--- EXERCISE TASK ---
With the pictures left out, copy the listing below exactly.

---------------

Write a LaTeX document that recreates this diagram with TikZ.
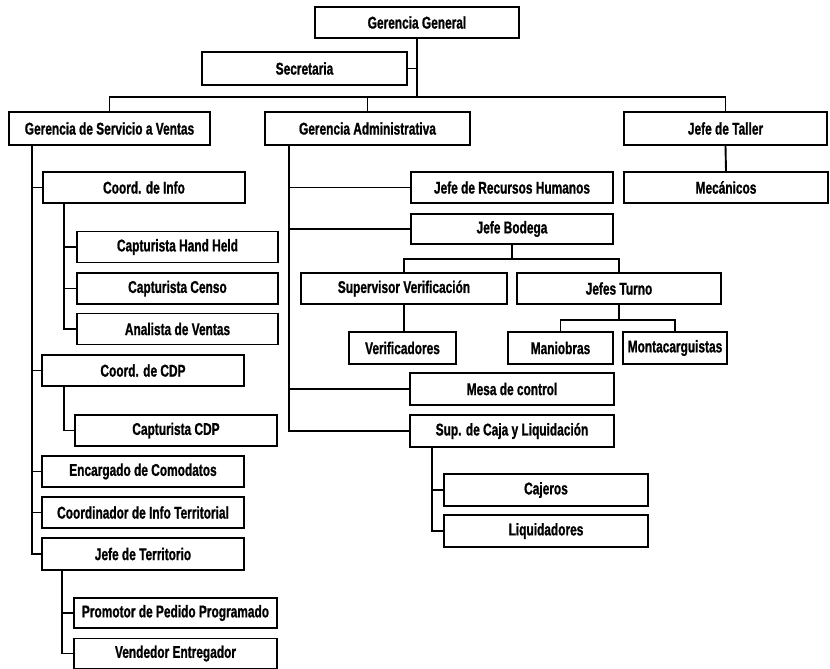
\documentclass[tikz,border=0pt]{standalone}
\usepackage{fontspec}
\newfontfamily\orgfont{Liberation Sans}[FakeStretch=0.7, FakeBold=1]
\newcommand\boxh{31pt}

\begin{document}
\begin{tikzpicture}[x=1pt, y=-1pt,
    box/.style={rectangle, draw, line width=1.4pt, minimum height=\boxh, inner sep=0pt,
        font=\orgfont\bfseries\fontsize{17}{18}\selectfont},
    link/.style={line width=1.9pt}]
    \useasboundingbox (0,0) rectangle (830,669);

    %top level
    \node at (417, 22.5) [box, minimum width=204pt] (gg) {Gerencia General};
    \node at (304.5, 68.5) [box, minimum width=205pt, minimum height=33pt] (sec) {Secretaria};
    \node at (109.5, 128.5) [box, minimum width=201pt, minimum height=33pt] (gsv) {Gerencia de Servicio a Ventas};
    \node at (367.5, 128.5) [box, minimum width=205pt, minimum height=33pt] (gad) {Gerencia Administrativa};
    \node at (725.5, 128.5) [box, minimum width=203pt, minimum height=33pt] (jt) {Jefe de Taller};
    \node at (726, 187.5) [box, minimum width=204pt] (mec) {Mecánicos};

    %servicio a ventas
    \node at (144, 187.5) [box, minimum width=202pt] (ci) {Coord. de Info};
    \node at (177.5, 247) [box, minimum width=201pt] (chh) {Capturista Hand Held};
    \node at (177.5, 288.5) [box, minimum width=201pt] (cce) {Capturista Censo};
    \node at (177.5, 329) [box, minimum width=201pt] (ave) {Analista de Ventas};
    \node at (143, 370.5) [box, minimum width=202pt] (ccdp) {Coord. de CDP};
    \node at (176, 430.5) [box, minimum width=202pt] (ccap) {Capturista CDP};
    \node at (143, 471.5) [box, minimum width=202pt] (ecom) {Encargado de Comodatos};
    \node at (143, 512.5) [box, minimum width=202pt] (cit) {Coordinador de Info Territorial};
    \node at (143, 554) [box, minimum width=202pt, minimum height=32pt] (jter) {Jefe de Territorio};
    \node at (175.5, 613) [box, minimum width=203pt, minimum height=30pt] (ppp) {Promotor de Pedido Programado};
    \node at (175.5, 653.5) [box, minimum width=203pt, minimum height=30pt] (vent) {Vendedor Entregador};

    %administrativa
    \node at (512, 187.5) [box, minimum width=202pt] (jrh) {Jefe de Recursos Humanos};
    \node at (512, 229) [box, minimum width=202pt, minimum height=30pt] (jbo) {Jefe Bodega};
    \node at (404, 288.5) [box, minimum width=206pt] (sver) {Supervisor Verificación};
    \node at (619, 288.5) [box, minimum width=204pt] (jtu) {Jefes Turno};
    \node at (402.5, 348) [box, minimum width=107pt, minimum height=32pt] (ver) {Verificadores};
    \node at (560.5, 348) [box, minimum width=105pt, minimum height=32pt] (man) {Maniobras};
    \node at (675, 348) [box, minimum width=104pt, minimum height=32pt] (mon) {Montacarguistas};
    \node at (512, 389) [box, minimum width=204pt, minimum height=32pt] (mes) {Mesa de control};
    \node at (512, 431) [box, minimum width=204pt, minimum height=32pt] (scl) {Sup. de Caja y Liquidación};
    \node at (546, 490) [box, minimum width=204pt, minimum height=32pt] (caj) {Cajeros};
    \node at (546, 531) [box, minimum width=204pt, minimum height=32pt] (liq) {Liquidadores};

    %links top
    \coordinate (bus) at (417, 97);
    \draw [link] (gg.south) -- (bus);
    \draw [link] (sec.east) -| (gg.south);
    \draw [link] (gsv.north) |- (bus) -| (jt.north);
    \draw [link] (gad.north) -- (gad.north |- bus);
    \draw [link] (jt.south) -- (mec.north);

    %links servicio a ventas
    \coordinate (gsvT) at ([xshift=24pt]gsv.south west);
    \foreach \n in {ci, ccdp, ecom, cit, jter}
        \draw [link] (\n.west) -| (gsvT);
    \coordinate (ciT) at ([xshift=22pt]ci.south west);
    \foreach \n in {chh, cce, ave}
        \draw [link] (\n.west) -| (ciT);
    \draw [link] (ccap.west) -| ([xshift=23pt]ccdp.south west);
    \coordinate (jterT) at ([xshift=21pt]jter.south west);
    \foreach \n in {ppp, vent}
        \draw [link] (\n.west) -| (jterT);

    %links administrativa
    \coordinate (gadT) at ([xshift=25pt]gad.south west);
    \foreach \n in {jrh, jbo, mes, scl}
        \draw [link] (\n.west) -| (gadT);
    \path (jbo.south) ++(0, 14.5) coordinate (jboB);
    \draw [link] (jbo.south) -- (jboB);
    \draw [link] (sver.north) |- (jboB) -| (jtu.north);
    \draw [link] (sver.south) -- (sver.south |- ver.north);
    \path (jtu.south) ++(0, 15) coordinate (jtuB);
    \draw [link] (jtu.south) -- (jtuB);
    \draw [link] (man.north) |- (jtuB) -| (mon.north);
    \coordinate (sclT) at ([xshift=23pt]scl.south west);
    \foreach \n in {caj, liq}
        \draw [link] (\n.west) -| (sclT);
\end{tikzpicture}
\end{document}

---------------

--- WRITTEN RESPONSE ---
Write a LaTeX document that recreates this diagram with TikZ.
\documentclass[tikz,border=0pt]{standalone}
\usepackage{fontspec}
\newfontfamily\orgfont{Liberation Sans}[FakeStretch=0.7, FakeBold=1]
\newcommand\boxh{31pt}

\begin{document}
\begin{tikzpicture}[x=1pt, y=-1pt,
    box/.style={rectangle, draw, line width=1.4pt, minimum height=\boxh, inner sep=0pt,
        font=\orgfont\bfseries\fontsize{17}{18}\selectfont},
    link/.style={line width=1.9pt}]
    \useasboundingbox (0,0) rectangle (830,669);

    %top level
    \node at (417, 22.5) [box, minimum width=204pt] (gg) {Gerencia General};
    \node at (304.5, 68.5) [box, minimum width=205pt, minimum height=33pt] (sec) {Secretaria};
    \node at (109.5, 128.5) [box, minimum width=201pt, minimum height=33pt] (gsv) {Gerencia de Servicio a Ventas};
    \node at (367.5, 128.5) [box, minimum width=205pt, minimum height=33pt] (gad) {Gerencia Administrativa};
    \node at (725.5, 128.5) [box, minimum width=203pt, minimum height=33pt] (jt) {Jefe de Taller};
    \node at (726, 187.5) [box, minimum width=204pt] (mec) {Mecánicos};

    %servicio a ventas
    \node at (144, 187.5) [box, minimum width=202pt] (ci) {Coord. de Info};
    \node at (177.5, 247) [box, minimum width=201pt] (chh) {Capturista Hand Held};
    \node at (177.5, 288.5) [box, minimum width=201pt] (cce) {Capturista Censo};
    \node at (177.5, 329) [box, minimum width=201pt] (ave) {Analista de Ventas};
    \node at (143, 370.5) [box, minimum width=202pt] (ccdp) {Coord. de CDP};
    \node at (176, 430.5) [box, minimum width=202pt] (ccap) {Capturista CDP};
    \node at (143, 471.5) [box, minimum width=202pt] (ecom) {Encargado de Comodatos};
    \node at (143, 512.5) [box, minimum width=202pt] (cit) {Coordinador de Info Territorial};
    \node at (143, 554) [box, minimum width=202pt, minimum height=32pt] (jter) {Jefe de Territorio};
    \node at (175.5, 613) [box, minimum width=203pt, minimum height=30pt] (ppp) {Promotor de Pedido Programado};
    \node at (175.5, 653.5) [box, minimum width=203pt, minimum height=30pt] (vent) {Vendedor Entregador};

    %administrativa
    \node at (512, 187.5) [box, minimum width=202pt] (jrh) {Jefe de Recursos Humanos};
    \node at (512, 229) [box, minimum width=202pt, minimum height=30pt] (jbo) {Jefe Bodega};
    \node at (404, 288.5) [box, minimum width=206pt] (sver) {Supervisor Verificación};
    \node at (619, 288.5) [box, minimum width=204pt] (jtu) {Jefes Turno};
    \node at (402.5, 348) [box, minimum width=107pt, minimum height=32pt] (ver) {Verificadores};
    \node at (560.5, 348) [box, minimum width=105pt, minimum height=32pt] (man) {Maniobras};
    \node at (675, 348) [box, minimum width=104pt, minimum height=32pt] (mon) {Montacarguistas};
    \node at (512, 389) [box, minimum width=204pt, minimum height=32pt] (mes) {Mesa de control};
    \node at (512, 431) [box, minimum width=204pt, minimum height=32pt] (scl) {Sup. de Caja y Liquidación};
    \node at (546, 490) [box, minimum width=204pt, minimum height=32pt] (caj) {Cajeros};
    \node at (546, 531) [box, minimum width=204pt, minimum height=32pt] (liq) {Liquidadores};

    %links top
    \coordinate (bus) at (417, 97);
    \draw [link] (gg.south) -- (bus);
    \draw [link] (sec.east) -| (gg.south);
    \draw [link] (gsv.north) |- (bus) -| (jt.north);
    \draw [link] (gad.north) -- (gad.north |- bus);
    \draw [link] (jt.south) -- (mec.north);

    %links servicio a ventas
    \coordinate (gsvT) at ([xshift=24pt]gsv.south west);
    \foreach \n in {ci, ccdp, ecom, cit, jter}
        \draw [link] (\n.west) -| (gsvT);
    \coordinate (ciT) at ([xshift=22pt]ci.south west);
    \foreach \n in {chh, cce, ave}
        \draw [link] (\n.west) -| (ciT);
    \draw [link] (ccap.west) -| ([xshift=23pt]ccdp.south west);
    \coordinate (jterT) at ([xshift=21pt]jter.south west);
    \foreach \n in {ppp, vent}
        \draw [link] (\n.west) -| (jterT);

    %links administrativa
    \coordinate (gadT) at ([xshift=25pt]gad.south west);
    \foreach \n in {jrh, jbo, mes, scl}
        \draw [link] (\n.west) -| (gadT);
    \path (jbo.south) ++(0, 14.5) coordinate (jboB);
    \draw [link] (jbo.south) -- (jboB);
    \draw [link] (sver.north) |- (jboB) -| (jtu.north);
    \draw [link] (sver.south) -- (sver.south |- ver.north);
    \path (jtu.south) ++(0, 15) coordinate (jtuB);
    \draw [link] (jtu.south) -- (jtuB);
    \draw [link] (man.north) |- (jtuB) -| (mon.north);
    \coordinate (sclT) at ([xshift=23pt]scl.south west);
    \foreach \n in {caj, liq}
        \draw [link] (\n.west) -| (sclT);
\end{tikzpicture}
\end{document}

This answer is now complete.